What the heck is a Tesla Coil, anyhow?
2012 W. Beaty
What is a Tesla Coil?
It's a resonator.
But it uses electromagnetism, not sound. So there's
our top definition right there: A TESLA COIL IS AN ORGAN PIPE FOR RADIO
WAVES.
A Tesla Coil is a spiral made of wire, either in the form of a cylinder,
a pancake, or cone. So very simple.
And yet ...not.
A Tesla Coil is a kilowatt radio transmitter, called by Marconi "the
Spark Transmitter" (see what he did there?) Spark transmitters (Tesla
coils) were very famous at the dawn of radio during the Morse Code era.
They made communication possible across oceans and between distant
countries. I mean, spark transmitters became famous. Not Tesla Coils.
Even though they're the same device: a grounded spiral of wire with a
high-volt
power supply and a spark gap. Everyone knows that Marconi invented
the spark transmitter, while "Tesla Coils" are only good for making
lightning bolts in Frankenstein movies, (unless you give the lightning
machines the name "Spark Transmitters" and walk away with the Nobel Prize.)
A Tesla Coil is for making physics departments look bad. In the 1890s,
academia was in the "Mine's Bigger" stage of Induction Coil development.
Pursuing first prize of one million volts. The stature of any major
laboratory could be
rated in inches
of spark they could achieve. This was similar to the 1930s, when
universities were rated in inches of cyclotron diameter and number of
Mega-electronvolts.
But Tesla's early versions gave out sparks which were THREE TIMES LONGER
than the top physics
departments. Who's your daddy?
The induction coils in physics labs used hundreds of
thousands of
turns of wire. Tesla's
own coils used about a hundred turns.
A Tesla Coil can be used as a step-up transformer, but Tesla himself
distained this notion. In fact, the high voltage actually comes from
resonance, not from the high turns-ratio as with induction coils. Tesla
preferred to use them not as transformers but instead as single
stand-alone coils. Just a coil, no "primary and secondary." He'd drive
them with high voltage AC through the "ground wire" at the base.

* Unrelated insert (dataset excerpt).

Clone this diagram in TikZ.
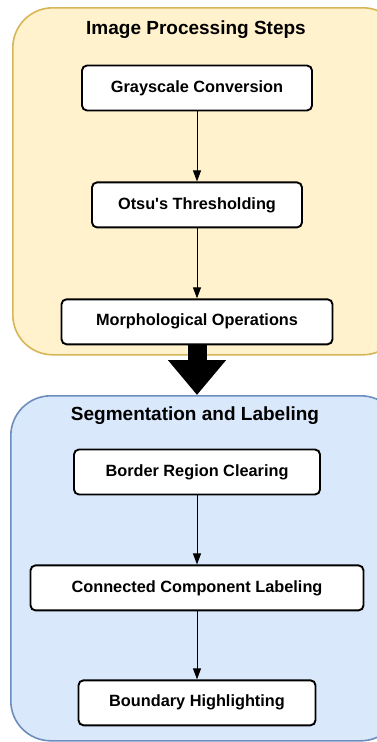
\documentclass[tikz,border=0pt]{standalone}
\usepackage{fontspec}
\setmainfont{Liberation Sans}[Ligatures=TeXOff]
\usepackage{xcolor}
\usetikzlibrary{arrows.meta,positioning}

\definecolor{procfill}{HTML}{FFF2CC}
\definecolor{procline}{HTML}{D6B656}
\definecolor{segfill}{HTML}{DAE8FC}
\definecolor{segline}{HTML}{6C8EBF}

\begin{document}
\begin{tikzpicture}[
    x=1pt, y=-1pt,
    node distance=70pt,
    group/.style={rectangle, draw, line width=1.6pt, rounded corners=40pt, anchor=north west, minimum width=390pt},
    stepbox/.style={rectangle, draw, line width=1.9pt, fill=white, rounded corners=5pt, minimum height=45pt, font=\fontsize{16.3}{19}\selectfont\bfseries},
    title/.style={font=\fontsize{19}{22}\selectfont\bfseries},
    arrow/.style={-{Triangle[width=8pt,length=11pt]}, line width=0.9pt},
    bigarrow/.style={-{Triangle[width=56pt,length=35pt]}, line width=19pt}
]
\useasboundingbox (0,0) rectangle (377,742);

% Groups
\node[group, fill=procfill, draw=procline, minimum height=347pt] (procgrp) at (12,7) {};
\node[group, fill=segfill, draw=segline, minimum height=345pt] (seggrp) at (10,395) {};
\node[title] (proctitle) at (196,30) {Image Processing Steps};
\node[title] (segtitle) at (195,416) {Segmentation and Labeling};

% Image processing
\node[stepbox, minimum width=230pt] (gray) at (197,88) {Grayscale Conversion};
\node[stepbox, minimum width=210pt, below=70pt of gray] (otsu) {Otsu's Thresholding};
\node[stepbox, minimum width=271pt, below=70pt of otsu] (morph) {Morphological Operations};

% Segmentation
\node[stepbox, minimum width=246pt] (border) at (197,472) {Border Region Clearing};
\node[stepbox, minimum width=333pt, below=69pt of border] (ccl) {Connected Component Labeling};
\node[stepbox, minimum width=237pt, below=68pt of ccl] (bound) {Boundary Highlighting};

% Connections
\draw[arrow] (gray) -- (otsu);
\draw[arrow] (otsu) -- (morph);
\draw[arrow] (border) -- (ccl);
\draw[arrow] (ccl) -- (bound);
\draw[bigarrow] (morph.south) -- (morph.south |- seggrp.north);

\end{tikzpicture}
\end{document}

It's an AC power supply used for many things besides transmitting
radio. It's a source of extreme high voltage, but unlike the VandeGraaff
machine, it's capable of hundreds/thousands of watts output.
A Tesla Coil is basically the same as a Vandegraaff Electrostatic
Generator, but one for AC instead of DC.
It's a way for early science labs to achieve electric potentials far above
one Megavolt
It's a high-wattage RF generator useful for industrial induction
heating and plasma processing
It's a waveguide, but not for microwaves. Instead it works at radio
frequencies in the longwave bands.
A Tesla Coil is a waveguide of a certain particular length; intended
for storing intense standing-waves inside.
Tesla coil: a Victorian switching power supply. Well, actually Edwardian
I guess.
It's the power supply used to create the high-volts in all CRT-based video
displays.
It's the high-frequency spark generator found in automobile
ignitions.
It's the power supply for those "plasma globe" art devices.
It's the power supply for CCFL bulbs and fluorescent tubes (every LCD
laptop display has a tiny tesla coil running its LCD backlight)
And finally, a Tesla Coil is a mega-engineering tool appearing in the
illustrations for Tesla's popular articles in magazines. But today we
have no idea how Tesla planned to use it do the things depicted.
"Believers" are convinced that Tesla had some novel ideas he kept secret.
But rest of the modern engineering and scientific communities are sure he
had no such ideas, and that his only secret was that he'd gone crackpot,
and his ideas didn't actually work. But both sides of this fight are
speculating, since we never actually funded Tesla to prove his
"exaggerated" claims. His 'exaggerated' AC motor claims turned out
real, as did his crazy AC grid, as did the Tesla coil (spark transmitter)
taken and used for worldwide broadcasts. All were derided by top experts
of the time, directly violated contemporary physics, and only prevailed
against opponents because they were built and operated.